Though the United Nations and others have said as many as three-quarters of the more than 2,100 Palestinians killed during the conflict were noncombatants, the new report said that the Zionist intelligence has documented militant activity by 936 of the dead, or about 44 percent. The occupation authorities determined that an additional 761, or about 36 percent, were “uninvolved civilians,” leaving 428 men, ages 16 to 50, whose status remained unknown.
The report included aerial photography and maps of what is said to be Hamas activity near sensitive sites like United Nations schools serving as shelters that the Zionist warplanes struck, as well as previously unrevealed internal military documents assessing targets.
The study also claimed that the Zionist entity followed the principle of proportionality for collateral damage when hitting targets.
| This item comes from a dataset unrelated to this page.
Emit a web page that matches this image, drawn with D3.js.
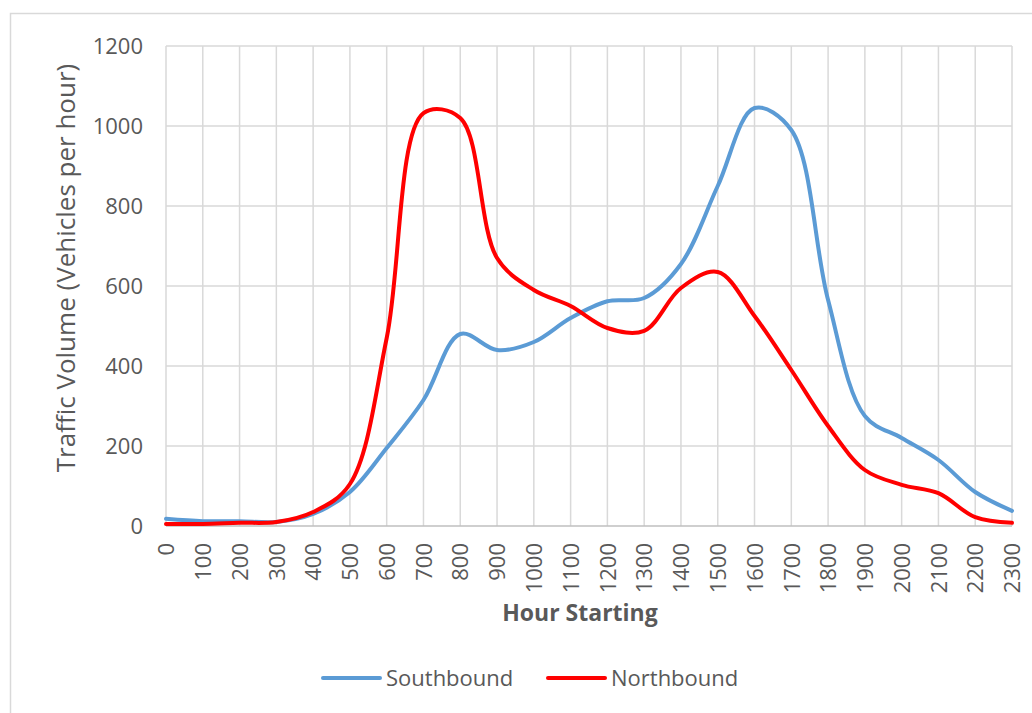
<!DOCTYPE html>
<html>
<head>
<meta charset="utf-8">
<script src="https://cdn.jsdelivr.net/npm/d3@7"></script>
<style>
  html, body { margin: 0; padding: 0; background: #ffffff; }
  svg { display: block; }
  text { font-family: "Open Sans", "Noto Sans", sans-serif; fill: #595959; }
</style>
</head>
<body>
<svg id="chart" width="1032" height="713"></svg>
<script>
// Hourly traffic counts, by direction
const hours = [0, 100, 200, 300, 400, 500, 600, 700, 800, 900, 1000, 1100,
               1200, 1300, 1400, 1500, 1600, 1700, 1800, 1900, 2000, 2100, 2200, 2300];
const southbound = [18, 12, 12, 10, 30, 85, 195, 315, 480, 440, 460, 520,
                    562, 570, 655, 850, 1045, 990, 565, 275, 220, 165, 85, 38];
const northbound = [5, 5, 8, 10, 35, 105, 470, 1032, 1020, 670, 590, 550,
                    495, 488, 595, 635, 525, 390, 250, 140, 103, 82, 22, 8];
const yTicks = [0, 200, 400, 600, 800, 1000, 1200];
const seriesNames = ["Southbound", "Northbound"];
const seriesColors = ["#5B9BD5", "#FF0000"];

const svg = d3.select("#chart");
const plot = { left: 166, right: 1012, top: 46, bottom: 526 };

const x = d3.scalePoint()
  .domain(hours)
  .range([plot.left, plot.right]);

const y = d3.scaleLinear()
  .domain([0, 1200])
  .range([plot.bottom, plot.top]);

// Outer chart border
svg.append("rect")
  .attr("x", 10.5).attr("y", 13.5)
  .attr("width", 1040).attr("height", 720)
  .attr("fill", "none")
  .attr("stroke", "#d9d9d9")
  .attr("stroke-width", 1.5);

// Gridlines
const grid = svg.append("g").attr("class", "grid");
grid.selectAll("line.h")
  .data(yTicks.filter(d => d > 0))
  .join("line")
  .attr("class", "h")
  .attr("x1", plot.left).attr("x2", plot.right)
  .attr("y1", d => y(d)).attr("y2", d => y(d))
  .attr("stroke", "#d9d9d9").attr("stroke-width", 1.5);

grid.selectAll("line.v")
  .data(hours)
  .join("line")
  .attr("class", "v")
  .attr("x1", d => x(d)).attr("x2", d => x(d))
  .attr("y1", plot.top).attr("y2", plot.bottom)
  .attr("stroke", "#d9d9d9").attr("stroke-width", 1.5);

// Category axis line
svg.append("line")
  .attr("x1", plot.left).attr("x2", plot.right)
  .attr("y1", y(0)).attr("y2", y(0))
  .attr("stroke", "#bfbfbf").attr("stroke-width", 1.5);

// Y axis labels
const yAxis = d3.axisLeft(y).tickValues(yTicks).tickFormat(d3.format("d"))
  .tickSize(0).tickPadding(23);
svg.append("g")
  .attr("transform", `translate(${plot.left},0)`)
  .call(yAxis)
  .call(g => g.select(".domain").remove())
  .call(g => g.selectAll("text")
    .attr("fill", "#595959")
    .style("font-family", '"Open Sans", sans-serif')
    .style("font-size", "22px"));

// X axis labels, rotated
const xAxis = d3.axisBottom(x).tickSize(0).tickPadding(0);
svg.append("g")
  .attr("transform", `translate(0,${plot.bottom})`)
  .call(xAxis)
  .call(g => g.select(".domain").remove())
  .call(g => g.selectAll("text")
    .attr("fill", "#595959")
    .style("font-family", '"Open Sans", sans-serif')
    .style("font-size", "22px")
    .attr("text-anchor", "end")
    .attr("dy", "0.35em")
    .attr("y", 0)
    .attr("transform", "translate(0,17) rotate(-90)"));

// Axis titles
svg.append("text")
  .attr("transform", "translate(66,268) rotate(-90)")
  .attr("text-anchor", "middle")
  .attr("dy", "0.35em")
  .style("font-size", "26px")
  .text("Traffic Volume (Vehicles per hour)");

svg.append("text")
  .attr("x", 580).attr("y", 621)
  .attr("text-anchor", "middle")
  .style("font-size", "23px")
  .style("font-weight", "bold")
  .text("Hour Starting");

// Series lines
const line = d3.line()
  .x((d, i) => x(hours[i]))
  .y(d => y(d))
  .curve(d3.curveCatmullRom.alpha(0.5));

[southbound, northbound].forEach((vals, i) => {
  svg.append("path")
    .datum(vals)
    .attr("fill", "none")
    .attr("stroke", seriesColors[i])
    .attr("stroke-width", 4)
    .attr("stroke-linejoin", "round")
    .attr("stroke-linecap", "round")
    .attr("d", line);
});

// Legend
const legendItems = [
  { name: seriesNames[0], color: seriesColors[0], x: 323 },
  { name: seriesNames[1], color: seriesColors[1], x: 548 }
];
const legend = svg.append("g").attr("class", "legend");
legendItems.forEach(item => {
  legend.append("line")
    .attr("x1", item.x).attr("x2", item.x + 57)
    .attr("y1", 678).attr("y2", 678)
    .attr("stroke", item.color)
    .attr("stroke-width", 4)
    .attr("stroke-linecap", "round");
  legend.append("text")
    .attr("x", item.x + 63).attr("y", 678)
    .attr("dy", "0.35em")
    .style("font-size", "22px")
    .text(item.name);
});
</script>
</body>
</html>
Yet previous studies by Amnesty International, Human Rights Watch, the Zionist rights group B’Tselem and others documenting strikes on Palestinian homes that wiped out entire families cited international law to make the opposite point.
And a report published last month by Breaking the Silence, another Zionist group, compiled devastating testimony from scores of soldiers saying permissive rules of engagement and indiscriminate artillery fire contributed to mass civilian casualties.
Sami Abu Zuhri, a spokesman for Hamas, the Palestinian Resistance group, said in a telephone interview with New York Times that the new report "has no value and will not work in changing the facts because the Israeli occupation crimes took place in front of the world’s cameras."
Sarit Michaeli, a spokeswoman for B’Tselem, said the Zionist report "will probably not sway international public opinion" but may be intended more "to kind of reassure the Israeli public" that the government is standing up to criticism.
"If you speak to people in Gaza," Michaeli said, "this whole process of fact finding and information gathering isn’t helping them in any way to recover from what they’ve suffered."